Hasta hacía poco, y sin haber dedicado nunca mucha reflexión al asunto, Chip había vivido en el convencimiento de que era posible tener éxito en Estados Unidos sin ganar dinero a espuertas. Siempre había sido buen estudiante, pero desde la más tierna infancia había dado claras muestras de falta de talento para cualquier tipo de actividad económica que no fuese comprar algo (eso sí que sabía hacerlo); y, en lógica consecuencia, optó por la vida mental.

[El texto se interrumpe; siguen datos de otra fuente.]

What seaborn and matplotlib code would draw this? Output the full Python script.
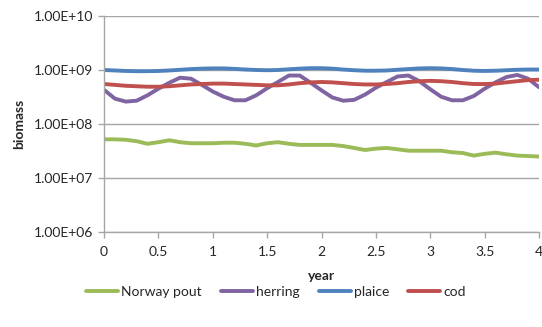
import numpy as np
import pandas as pd
import matplotlib
matplotlib.use("Agg")
import matplotlib.pyplot as plt
from matplotlib.ticker import FuncFormatter, FixedLocator, NullLocator
import seaborn as sns

# time axis (years)
years = [round(0.1 * i, 1) for i in range(41)]

norway_pout = [5.2e7, 5.2e7, 5.1e7, 4.8e7, 4.3e7, 4.6e7, 5.0e7, 4.6e7, 4.4e7, 4.4e7,
               4.4e7, 4.5e7, 4.5e7, 4.3e7, 4.0e7, 4.4e7, 4.6e7, 4.3e7, 4.1e7, 4.1e7,
               4.1e7, 4.1e7, 3.9e7, 3.6e7, 3.3e7, 3.5e7, 3.6e7, 3.4e7, 3.2e7, 3.2e7,
               3.2e7, 3.2e7, 3.0e7, 2.9e7, 2.6e7, 2.8e7, 2.95e7, 2.75e7, 2.6e7, 2.55e7,
               2.5e7]

herring = [4.3e8, 2.95e8, 2.6e8, 2.7e8, 3.4e8, 4.5e8, 5.8e8, 7.2e8, 6.9e8, 5.3e8,
           4.0e8, 3.2e8, 2.75e8, 2.75e8, 3.4e8, 4.6e8, 6.0e8, 7.9e8, 7.9e8, 5.8e8,
           4.2e8, 3.1e8, 2.7e8, 2.8e8, 3.5e8, 4.7e8, 6.0e8, 7.6e8, 7.9e8, 6.2e8,
           4.4e8, 3.2e8, 2.75e8, 2.75e8, 3.3e8, 4.5e8, 5.9e8, 7.4e8, 8.1e8, 6.9e8,
           4.8e8]

plaice = [1.00e9, 0.98e9, 0.96e9, 0.95e9, 0.95e9, 0.96e9, 0.98e9, 1.01e9, 1.04e9, 1.06e9,
          1.07e9, 1.07e9, 1.05e9, 1.02e9, 1.00e9, 0.99e9, 1.00e9, 1.03e9, 1.06e9, 1.08e9,
          1.08e9, 1.06e9, 1.02e9, 0.99e9, 0.97e9, 0.97e9, 0.98e9, 1.01e9, 1.04e9, 1.07e9,
          1.08e9, 1.07e9, 1.04e9, 1.00e9, 0.97e9, 0.96e9, 0.97e9, 0.99e9, 1.01e9, 1.02e9,
          1.02e9]

cod = [5.5e8, 5.3e8, 5.1e8, 5.0e8, 4.9e8, 4.9e8, 5.0e8, 5.2e8, 5.4e8, 5.5e8,
       5.6e8, 5.6e8, 5.5e8, 5.4e8, 5.3e8, 5.2e8, 5.2e8, 5.4e8, 5.7e8, 5.9e8,
       6.0e8, 5.9e8, 5.7e8, 5.5e8, 5.4e8, 5.4e8, 5.5e8, 5.7e8, 6.0e8, 6.2e8,
       6.3e8, 6.2e8, 6.0e8, 5.7e8, 5.5e8, 5.5e8, 5.6e8, 5.9e8, 6.2e8, 6.5e8,
       6.6e8]

species = ["Norway pout", "herring", "plaice", "cod"]
colors = ["#9bbb59", "#8064a2", "#4f81bd", "#c0504d"]
x_ticks = [0, 0.5, 1, 1.5, 2, 2.5, 3, 3.5, 4]
y_ticks = [1e6, 1e7, 1e8, 1e9, 1e10]

df = pd.DataFrame({"year": years, "Norway pout": norway_pout, "herring": herring,
                   "plaice": plaice, "cod": cod})
long = df.melt(id_vars="year", var_name="species", value_name="biomass")

sns.set_theme(style="white")
plt.rcParams["font.family"] = ["Lato", "DejaVu Sans"]

fig = plt.figure(figsize=(5.42, 3.27), dpi=100)
ax = fig.add_axes([104 / 542, 1 - 232 / 327, 435 / 542, 216 / 327])

sns.lineplot(data=long, x="year", y="biomass", hue="species", hue_order=species,
             palette=colors, linewidth=2.8, ax=ax, legend=True)
for line in ax.get_lines():
    line.set_solid_joinstyle("round")
    line.set_solid_capstyle("round")

ax.set_yscale("log")
ax.set_ylim(1e6, 1e10)
ax.set_xlim(0, 4)
ax.yaxis.set_major_locator(FixedLocator(y_ticks))
ax.yaxis.set_minor_locator(NullLocator())
ax.yaxis.set_major_formatter(FuncFormatter(lambda v, p: f"{v:.2E}"))
ax.xaxis.set_major_locator(FixedLocator(x_ticks))
ax.xaxis.set_major_formatter(FuncFormatter(lambda v, p: f"{v:g}"))

grid_c = "#a6a6a6"
ax.grid(axis="y", color=grid_c, linewidth=1.0)
ax.grid(axis="x", visible=False)
ax.set_axisbelow(True)
for s in ["top", "right"]:
    ax.spines[s].set_visible(False)
for s in ["left", "bottom"]:
    ax.spines[s].set_color(grid_c)
    ax.spines[s].set_linewidth(1.0)

ax.tick_params(axis="both", which="major", direction="out", length=4, width=1.0,
               color=grid_c, labelsize=10, labelcolor="#262626", pad=4)
ax.tick_params(axis="y", left=True)
ax.tick_params(axis="x", bottom=True, pad=6)

ax.set_xlabel("year", fontsize=10, fontweight="bold", color="#262626", labelpad=9)
ax.set_ylabel("biomass", fontsize=10, fontweight="bold", color="#262626", labelpad=6)

handles, labels = ax.get_legend_handles_labels()
ax.legend(handles, labels, loc="center", bbox_to_anchor=(276 / 542, 1 - 292 / 327),
          bbox_transform=fig.transFigure, ncol=4, frameon=False, fontsize=10,
          handlelength=2.3, handletextpad=0.2, columnspacing=1.4)

fig.savefig("out.png", dpi=100)
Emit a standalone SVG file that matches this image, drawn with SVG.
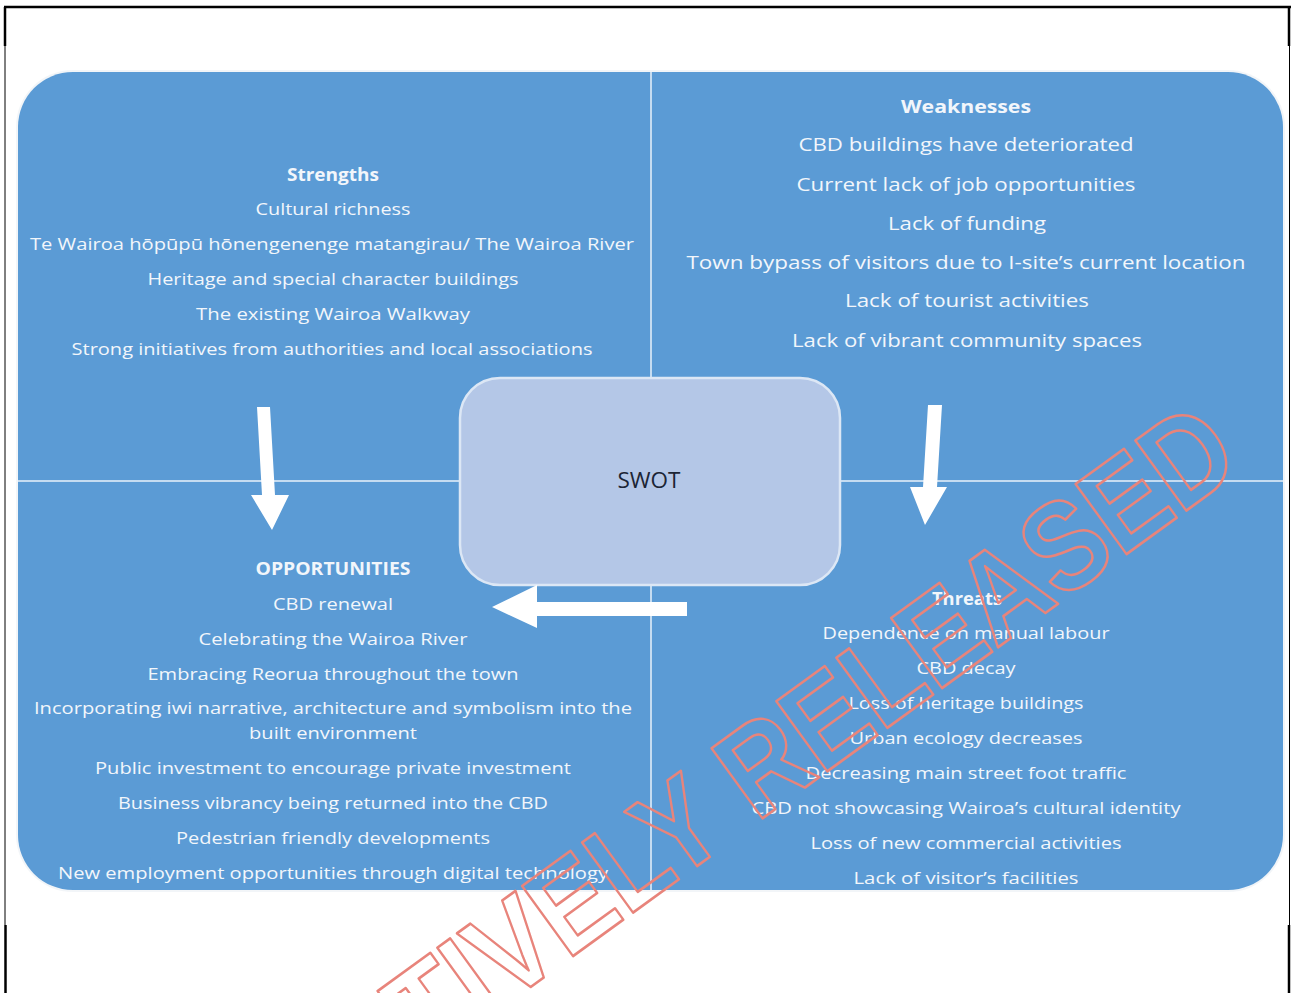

Dado que Alfred, en cierto momento, suavemente, pero de un modo inolvidable, había comentado que no lograba verle la punta a la teoría literaria, y dado que Enid, en sus floridas cartas bisemanales, que tanto dinero le habían ahorrado en conferencias telefónicas, había rogado insistentemente a Chip que abandonara su intento de obtener un doctorado en humanidades que no iba a servirle para nada «práctico» («veo los viejos trofeos que ganaste en las ferias científicas de tu período escolar», le escribió, «y pienso en cuánto podría aportar a la sociedad, en la práctica de la medicina, un joven de tu talento; la verdad es que papá y yo siempre tuvimos la esperanza de haber educado a nuestros hijos para que pensaran en los demás, no sólo en ellos mismos»), a Chip no le faltaron incentivos para empeñarse en demostrar que sus padres se equivocaban. Madrugando mucho más que sus compañeros de clase, que se quedaban durmiendo sus resacas de Gauloise hasta las doce o la una de la mañana, fue amontonando esos premios, becas y subvenciones tan característicos del ámbito académico.